• GIVEN DATA:

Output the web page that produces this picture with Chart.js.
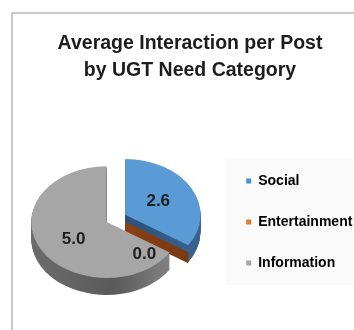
<!DOCTYPE html>
<html>
<head>
<meta charset="utf-8">
<script src="https://cdn.jsdelivr.net/npm/chart.js@4/dist/chart.umd.min.js"></script>
<style>
  html, body { margin: 0; padding: 0; background: #ffffff; overflow: hidden; width: 354px; height: 330px; }
  #frame { position: absolute; left: 11px; top: 12px; width: 420px; height: 420px;
           border: 2px solid #c9c9c9; box-sizing: border-box; background: #ffffff; }
  #wrap { position: absolute; left: 0; top: 0; width: 380px; height: 330px; }
  canvas { display: block; }
</style>
</head>
<body>
<div id="frame"></div>
<div id="wrap"><canvas id="chart" width="380" height="330"></canvas></div>
<script>
// Average interaction per post, grouped by UGT need category
const categories = ['Social', 'Entertainment', 'Information'];
const avgInteraction = [2.6, 0.0, 5.0];
const titleLines = ['Average Interaction per Post', 'by UGT Need Category'];

const topColors = ['#5b9bd5', '#ed7d31', '#a6a6a6'];
const legendColors = ['#4f8fcf', '#e57a35', '#a5a5a5'];

const FONT = '"Liberation Sans", Arial, Helvetica, sans-serif';

// Pseudo-3D pie: squashes the library's arcs vertically, stacks darker
// copies underneath for the wall, then paints the tops and value labels.
const pie3d = {
  id: 'pie3d',
  beforeDraw(chart, args, opts) {
    const lg = chart.legend;
    if (!lg) return;
    const ctx = chart.ctx;
    const cy = (lg.top + lg.bottom) / 2;
    ctx.save();
    ctx.fillStyle = opts.legendPanel;
    ctx.fillRect(lg.left + 7, cy - 64, chart.width, 127);
    ctx.restore();
  },
  beforeDatasetsDraw(chart, args, opts) {
    const meta = chart.getDatasetMeta(0);
    const arcs = meta.data;
    const ctx = chart.ctx;
    const exploded = arcs.map((a, i) => opts.explode.includes(i));
    let gs = Infinity, ge = -Infinity;
    arcs.forEach((a, i) => {
      if (exploded[i]) { gs = Math.min(gs, a.startAngle); ge = Math.max(ge, a.endAngle); }
    });
    const gMid = (gs + ge) / 2;
    const shift = i => exploded[i]
      ? { x: Math.cos(gMid) * opts.explodeBy, y: Math.sin(gMid) * opts.explodeBy }
      : { x: 0, y: 0 };

    const paint = (arc, i, dy, fill) => {
      const s = shift(i);
      ctx.save();
      ctx.translate(opts.shiftX, dy);
      ctx.translate(arc.x, arc.y);
      ctx.scale(1, opts.tilt);
      ctx.translate(-arc.x, -arc.y);
      ctx.translate(s.x, s.y);
      const p = Object.create(arc);
      p.options = Object.assign({}, arc.options, {
        backgroundColor: fill, borderWidth: 0, offset: 0, spacing: 0
      });
      p.draw(ctx);
      ctx.restore();
    };

    const sideFill = (arc, i) => {
      const r = arc.outerRadius;
      const g = ctx.createLinearGradient(arc.x - r, 0, arc.x + r, 0);
      const c = opts.sideColors[i];
      g.addColorStop(0, c[0]);
      g.addColorStop(0.55, c[1]);
      g.addColorStop(1, c[2]);
      return g;
    };

    // wall
    for (let d = opts.depth; d >= 1; d--) {
      arcs.forEach((arc, i) => paint(arc, i, d, sideFill(arc, i)));
    }

    // cut face of zero-width slices
    const toScreen = (arc, x, y, d) => [x + opts.shiftX, arc.y + (y - arc.y) * opts.tilt + d];
    arcs.forEach((arc, i) => {
      if (arc.circumference !== 0 || !exploded[i]) return;
      const s = shift(i);
      const a = arc.startAngle;
      const cx = arc.x + s.x, cy = arc.y + s.y;
      const ex = cx + Math.cos(a) * arc.outerRadius, ey = cy + Math.sin(a) * arc.outerRadius;
      const d1 = opts.depth * opts.faceFrom, d2 = opts.depth + 1;
      const pts = [toScreen(arc, cx, cy, d1), toScreen(arc, ex, ey, d1),
                   toScreen(arc, ex, ey, d2), toScreen(arc, cx, cy, d2)];
      const g = ctx.createLinearGradient(pts[0][0], 0, pts[1][0], 0);
      g.addColorStop(0, opts.sideColors[i][0]);
      g.addColorStop(1, opts.sideColors[i][2]);
      ctx.save();
      ctx.fillStyle = g;
      ctx.beginPath();
      pts.forEach((pt, k) => k ? ctx.lineTo(pt[0], pt[1]) : ctx.moveTo(pt[0], pt[1]));
      ctx.closePath();
      ctx.fill();
      ctx.restore();
    });

    // tops
    arcs.forEach((arc, i) => paint(arc, i, 0, arc.options.backgroundColor));

    // value labels
    const values = chart.data.datasets[0].data;
    ctx.save();
    ctx.font = 'bold ' + opts.labelSize + 'px ' + FONT;
    ctx.fillStyle = opts.labelColor;
    ctx.textAlign = 'center';
    ctx.textBaseline = 'middle';
    arcs.forEach((arc, i) => {
      const s = shift(i);
      const a = (arc.startAngle + arc.endAngle) / 2 + opts.labelTurn[i] * Math.PI / 180;
      const r = arc.outerRadius * opts.labelRadius[i];
      const x = arc.x + s.x + Math.cos(a) * r;
      const y = arc.y + s.y + Math.sin(a) * r;
      const [sx, sy] = toScreen(arc, x, y, 0);
      ctx.fillText(values[i].toFixed(1), sx, sy);
    });
    ctx.restore();
    return false;
  }
};

new Chart(document.getElementById('chart'), {
  type: 'pie',
  data: {
    labels: categories,
    datasets: [{
      data: avgInteraction,
      backgroundColor: topColors,
      borderWidth: 0
    }]
  },
  plugins: [pie3d],
  options: {
    responsive: false,
    animation: false,
    devicePixelRatio: 1,
    events: [],
    layout: { padding: { left: 17.65, right: 17.65, top: 0, bottom: 32.5 } },
    plugins: {
      title: {
        display: true,
        text: titleLines,
        color: '#1c1c1c',
        font: { family: FONT, size: 19.5, weight: 'bold', lineHeight: 1.39 },
        padding: { top: 30, bottom: 62.5 }
      },
      legend: {
        display: true,
        position: 'right',
        align: 'center',
        fullSize: false,
        labels: {
          boxWidth: 5,
          boxHeight: 5,
          padding: 27,
          color: '#1c1c1c',
          font: { family: FONT, size: 14, weight: 'bold' },
          generateLabels: chart => chart.data.labels.map((t, i) => ({
            text: t, fillStyle: legendColors[i], strokeStyle: legendColors[i],
            lineWidth: 0, hidden: false, index: i
          }))
        }
      },
      tooltip: { enabled: false },
      pie3d: {
        tilt: 0.74,
        depth: 17,
        shiftX: -11.8,
        explode: [0, 1],
        explodeBy: 21,
        faceFrom: 0.42,
        sideColors: [
          ['#2a4b73', '#2e5280', '#3a6290'],
          ['#8a4012', '#8f4516', '#7a3a10'],
          ['#6c6c6c', '#5a5a5a', '#8a8a8a']
        ],
        labelSize: 17,
        labelColor: '#1e1e1e',
        labelRadius: [0.5, 0.75, 0.53],
        labelTurn: [0, 37, -6],
        legendPanel: '#fafafa'
      }
    }
  }
});
</script>
</body>
</html>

• INSTRUCTIONS TO FOLLOW: Every line of the material is to be quoted exactly, with no pictures carried over.

• OUTPUT OF THE TASK:
Output the web page that produces this picture with Chart.js.
<!DOCTYPE html>
<html>
<head>
<meta charset="utf-8">
<script src="https://cdn.jsdelivr.net/npm/chart.js@4/dist/chart.umd.min.js"></script>
<style>
  html, body { margin: 0; padding: 0; background: #ffffff; overflow: hidden; width: 354px; height: 330px; }
  #frame { position: absolute; left: 11px; top: 12px; width: 420px; height: 420px;
           border: 2px solid #c9c9c9; box-sizing: border-box; background: #ffffff; }
  #wrap { position: absolute; left: 0; top: 0; width: 380px; height: 330px; }
  canvas { display: block; }
</style>
</head>
<body>
<div id="frame"></div>
<div id="wrap"><canvas id="chart" width="380" height="330"></canvas></div>
<script>
// Average interaction per post, grouped by UGT need category
const categories = ['Social', 'Entertainment', 'Information'];
const avgInteraction = [2.6, 0.0, 5.0];
const titleLines = ['Average Interaction per Post', 'by UGT Need Category'];

const topColors = ['#5b9bd5', '#ed7d31', '#a6a6a6'];
const legendColors = ['#4f8fcf', '#e57a35', '#a5a5a5'];

const FONT = '"Liberation Sans", Arial, Helvetica, sans-serif';

// Pseudo-3D pie: squashes the library's arcs vertically, stacks darker
// copies underneath for the wall, then paints the tops and value labels.
const pie3d = {
  id: 'pie3d',
  beforeDraw(chart, args, opts) {
    const lg = chart.legend;
    if (!lg) return;
    const ctx = chart.ctx;
    const cy = (lg.top + lg.bottom) / 2;
    ctx.save();
    ctx.fillStyle = opts.legendPanel;
    ctx.fillRect(lg.left + 7, cy - 64, chart.width, 127);
    ctx.restore();
  },
  beforeDatasetsDraw(chart, args, opts) {
    const meta = chart.getDatasetMeta(0);
    const arcs = meta.data;
    const ctx = chart.ctx;
    const exploded = arcs.map((a, i) => opts.explode.includes(i));
    let gs = Infinity, ge = -Infinity;
    arcs.forEach((a, i) => {
      if (exploded[i]) { gs = Math.min(gs, a.startAngle); ge = Math.max(ge, a.endAngle); }
    });
    const gMid = (gs + ge) / 2;
    const shift = i => exploded[i]
      ? { x: Math.cos(gMid) * opts.explodeBy, y: Math.sin(gMid) * opts.explodeBy }
      : { x: 0, y: 0 };

    const paint = (arc, i, dy, fill) => {
      const s = shift(i);
      ctx.save();
      ctx.translate(opts.shiftX, dy);
      ctx.translate(arc.x, arc.y);
      ctx.scale(1, opts.tilt);
      ctx.translate(-arc.x, -arc.y);
      ctx.translate(s.x, s.y);
      const p = Object.create(arc);
      p.options = Object.assign({}, arc.options, {
        backgroundColor: fill, borderWidth: 0, offset: 0, spacing: 0
      });
      p.draw(ctx);
      ctx.restore();
    };

    const sideFill = (arc, i) => {
      const r = arc.outerRadius;
      const g = ctx.createLinearGradient(arc.x - r, 0, arc.x + r, 0);
      const c = opts.sideColors[i];
      g.addColorStop(0, c[0]);
      g.addColorStop(0.55, c[1]);
      g.addColorStop(1, c[2]);
      return g;
    };

    // wall
    for (let d = opts.depth; d >= 1; d--) {
      arcs.forEach((arc, i) => paint(arc, i, d, sideFill(arc, i)));
    }

    // cut face of zero-width slices
    const toScreen = (arc, x, y, d) => [x + opts.shiftX, arc.y + (y - arc.y) * opts.tilt + d];
    arcs.forEach((arc, i) => {
      if (arc.circumference !== 0 || !exploded[i]) return;
      const s = shift(i);
      const a = arc.startAngle;
      const cx = arc.x + s.x, cy = arc.y + s.y;
      const ex = cx + Math.cos(a) * arc.outerRadius, ey = cy + Math.sin(a) * arc.outerRadius;
      const d1 = opts.depth * opts.faceFrom, d2 = opts.depth + 1;
      const pts = [toScreen(arc, cx, cy, d1), toScreen(arc, ex, ey, d1),
                   toScreen(arc, ex, ey, d2), toScreen(arc, cx, cy, d2)];
      const g = ctx.createLinearGradient(pts[0][0], 0, pts[1][0], 0);
      g.addColorStop(0, opts.sideColors[i][0]);
      g.addColorStop(1, opts.sideColors[i][2]);
      ctx.save();
      ctx.fillStyle = g;
      ctx.beginPath();
      pts.forEach((pt, k) => k ? ctx.lineTo(pt[0], pt[1]) : ctx.moveTo(pt[0], pt[1]));
      ctx.closePath();
      ctx.fill();
      ctx.restore();
    });

    // tops
    arcs.forEach((arc, i) => paint(arc, i, 0, arc.options.backgroundColor));

    // value labels
    const values = chart.data.datasets[0].data;
    ctx.save();
    ctx.font = 'bold ' + opts.labelSize + 'px ' + FONT;
    ctx.fillStyle = opts.labelColor;
    ctx.textAlign = 'center';
    ctx.textBaseline = 'middle';
    arcs.forEach((arc, i) => {
      const s = shift(i);
      const a = (arc.startAngle + arc.endAngle) / 2 + opts.labelTurn[i] * Math.PI / 180;
      const r = arc.outerRadius * opts.labelRadius[i];
      const x = arc.x + s.x + Math.cos(a) * r;
      const y = arc.y + s.y + Math.sin(a) * r;
      const [sx, sy] = toScreen(arc, x, y, 0);
      ctx.fillText(values[i].toFixed(1), sx, sy);
    });
    ctx.restore();
    return false;
  }
};

new Chart(document.getElementById('chart'), {
  type: 'pie',
  data: {
    labels: categories,
    datasets: [{
      data: avgInteraction,
      backgroundColor: topColors,
      borderWidth: 0
    }]
  },
  plugins: [pie3d],
  options: {
    responsive: false,
    animation: false,
    devicePixelRatio: 1,
    events: [],
    layout: { padding: { left: 17.65, right: 17.65, top: 0, bottom: 32.5 } },
    plugins: {
      title: {
        display: true,
        text: titleLines,
        color: '#1c1c1c',
        font: { family: FONT, size: 19.5, weight: 'bold', lineHeight: 1.39 },
        padding: { top: 30, bottom: 62.5 }
      },
      legend: {
        display: true,
        position: 'right',
        align: 'center',
        fullSize: false,
        labels: {
          boxWidth: 5,
          boxHeight: 5,
          padding: 27,
          color: '#1c1c1c',
          font: { family: FONT, size: 14, weight: 'bold' },
          generateLabels: chart => chart.data.labels.map((t, i) => ({
            text: t, fillStyle: legendColors[i], strokeStyle: legendColors[i],
            lineWidth: 0, hidden: false, index: i
          }))
        }
      },
      tooltip: { enabled: false },
      pie3d: {
        tilt: 0.74,
        depth: 17,
        shiftX: -11.8,
        explode: [0, 1],
        explodeBy: 21,
        faceFrom: 0.42,
        sideColors: [
          ['#2a4b73', '#2e5280', '#3a6290'],
          ['#8a4012', '#8f4516', '#7a3a10'],
          ['#6c6c6c', '#5a5a5a', '#8a8a8a']
        ],
        labelSize: 17,
        labelColor: '#1e1e1e',
        labelRadius: [0.5, 0.75, 0.53],
        labelTurn: [0, 37, -6],
        legendPanel: '#fafafa'
      }
    }
  }
});
</script>
</body>
</html>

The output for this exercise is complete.